I took advantage of this buy signal to strengthen my position on TLT. A few weeks later, I reinforced this position again after the bullish breakout of a descending channel.

Falling Wedge Trade Example on the TLT

VI. Tips for Trading the Falling Wedge Breakout Strategy

  • Check the long-term uptrend
    Buying a bullish market will increase your trades’ expected gain and the probability of winning.

  • Favor liquid assets
    Liquid assets are less risky than illiquid assets. Entering and closing a trade with them is more manageable. You will have a thin spread and less false breakouts.

  • Wait for the breakout validation
    Waiting for breakout confirmation reduces the risk of false breakouts.

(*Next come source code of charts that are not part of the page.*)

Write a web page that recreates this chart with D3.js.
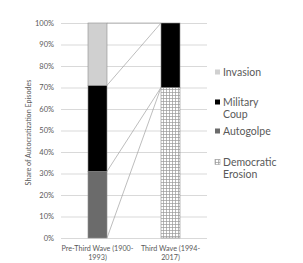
<!DOCTYPE html>
<html>
<head>
<meta charset="utf-8">
<script src="https://cdn.jsdelivr.net/npm/d3@7"></script>
<style>
  body { margin: 0; background: #fff; overflow: hidden; }
  svg { display: block; }
  svg text { font-family: Lato, "Open Sans", sans-serif; fill: #595959; }
</style>
</head>
<body>
<svg width="303" height="263"></svg>
<script>
// data
const categories = ['Pre-Third Wave (1900-1993)', 'Third Wave (1994-2017)'];
const categoryLines = [['Pre-Third Wave (1900-', '1993)'], ['Third Wave (1994-', '2017)']];
// stack order from the bottom up
const seriesNames = ['Democratic Erosion', 'Autogolpe', 'Military Coup', 'Invasion'];
const democraticErosion = [0, 70];
const autogolpe = [31, 0];
const militaryCoup = [40, 30];
const invasion = [29, 0];
const yTicks = [0, 10, 20, 30, 40, 50, 60, 70, 80, 90, 100];
// legend top-down
const legendNames = ['Invasion', 'Military Coup', 'Autogolpe', 'Democratic Erosion'];

const rows = categories.map((c, i) => ({
  category: c,
  'Democratic Erosion': democraticErosion[i],
  'Autogolpe': autogolpe[i],
  'Military Coup': militaryCoup[i],
  'Invasion': invasion[i]
}));

const fills = {
  'Invasion': '#d0d0d0',
  'Military Coup': '#000000',
  'Autogolpe': '#6b6b6b',
  'Democratic Erosion': 'url(#grid)'
};

const svg = d3.select('svg');
const margin = {top: 23, left: 61, right: 96, bottom: 25};
const width = +svg.attr('width');
const height = +svg.attr('height');
const innerWidth = width - margin.left - margin.right;
const innerHeight = height - margin.top - margin.bottom;

// grid pattern for democratic erosion
const defs = svg.append('defs');
const pat = defs.append('pattern')
  .attr('id', 'grid')
  .attr('patternUnits', 'userSpaceOnUse')
  .attr('width', 3).attr('height', 3);
pat.append('rect').attr('width', 3).attr('height', 3).attr('fill', '#fff');
pat.append('path')
  .attr('d', 'M0,0.5H3M0.5,0V3')
  .attr('stroke', '#9a9a9a').attr('stroke-width', 0.7);

const g = svg.append('g').attr('transform', `translate(${margin.left},${margin.top})`);

const x = d3.scaleBand().domain(categories).range([0, innerWidth]).padding(0);
const y = d3.scaleLinear().domain([0, 100]).range([innerHeight, 0]);
const barW = 19;
const barX = c => x(c) + (x.bandwidth() - barW) / 2;

// gridlines and y labels
const yAxis = g.append('g')
  .call(d3.axisLeft(y).tickValues(yTicks).tickFormat(d => d + '%').tickSize(-innerWidth).tickPadding(7));
yAxis.attr('font-size', 7.5).attr('font-family', null);
yAxis.select('.domain').remove();
yAxis.selectAll('.tick line').attr('stroke', '#d9d9d9').attr('stroke-width', 1);
yAxis.selectAll('.tick text').attr('fill', '#595959');

// stacked bars
const stack = d3.stack().keys(seriesNames)(rows);

g.append('g').selectAll('g')
  .data(stack)
  .enter().append('g')
    .attr('fill', s => fills[s.key])
  .selectAll('rect')
  .data(s => s.filter(d => d[1] - d[0] > 0))
  .enter().append('rect')
    .attr('x', d => barX(d.data.category))
    .attr('width', barW)
    .attr('y', d => y(d[1]))
    .attr('height', d => y(d[0]) - y(d[1]))
    .attr('stroke', '#8c8c8c')
    .attr('stroke-width', 0.6);

// series lines between the two bars
g.append('g').selectAll('line')
  .data(stack)
  .enter().append('line')
    .attr('x1', barX(categories[0]) + barW)
    .attr('x2', barX(categories[1]))
    .attr('y1', s => y(s[0][1]))
    .attr('y2', s => y(s[1][1]))
    .attr('stroke', '#a0a0a0')
    .attr('stroke-width', 0.7);

// x labels
const xl = g.append('g').attr('transform', `translate(0,${innerHeight})`);
categories.forEach((c, i) => {
  const cx = x(c) + x.bandwidth() / 2;
  categoryLines[i].forEach((line, j) => {
    xl.append('text')
      .attr('text-anchor', 'middle')
      .attr('x', cx)
      .attr('y', 12.5 + j * 9)
      .attr('font-size', 7.2)
      .text(line);
  });
});

// y title
svg.append('text')
  .attr('transform', `translate(31,${margin.top + innerHeight / 2 + 2}) rotate(-90)`)
  .attr('text-anchor', 'middle')
  .attr('font-size', 7.2)
  .text('Share of Autocratization Episodes');

// legend
const legendY = [72, 102, 131, 162];
const legend = svg.append('g');
legendNames.forEach((name, i) => {
  const lines = name.split(' ');
  const item = legend.append('g').attr('transform', `translate(215,${legendY[i]})`);
  item.append('rect')
    .attr('x', 0).attr('y', -2.5).attr('width', 5).attr('height', 5)
    .attr('fill', fills[name])
    .attr('stroke', name === 'Democratic Erosion' ? '#9a9a9a' : 'none')
    .attr('stroke-width', 0.6);
  lines.forEach((l, j) => {
    item.append('text')
      .attr('x', 8).attr('y', 3.5 + j * 12.5)
      .attr('font-size', 10.5)
      .attr('fill', '#404040')
      .text(l);
  });
});
</script>
</body>
</html>
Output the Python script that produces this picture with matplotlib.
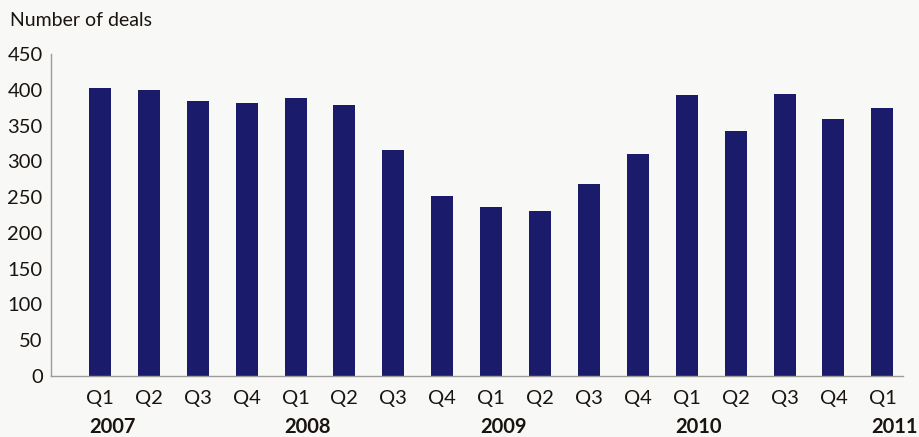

  • Confirm the signal with other indicators
    Confirming the signal with volume and divergence is an excellent way to reduce false signals and concentrate your capital on the best trade opportunities.

  • Consider the key price levels
    Adjusting your target based on key price levels will decrease the risk of missing it. If a key resistance occurs before your target, replace it just under. In the same way, it is better to place your stoploss under a key support.

  • Choose the right indicator
    Choose the indicators that give the clearest view of the market. This is crucial for measuring the trend and strength of the market.

  • Risk Management
    Always use a stop-loss to manage your risk. The market can be unpredictable, and protecting your capital should be your top priority. You should never engage in excessive leverage.

  • Monitor and Adjust your position
    As the price moves toward your target, monitor the trade and adjust your stoploss to lock in profits as the trade progresses. You can also use trailing stops to follow the price movement upward.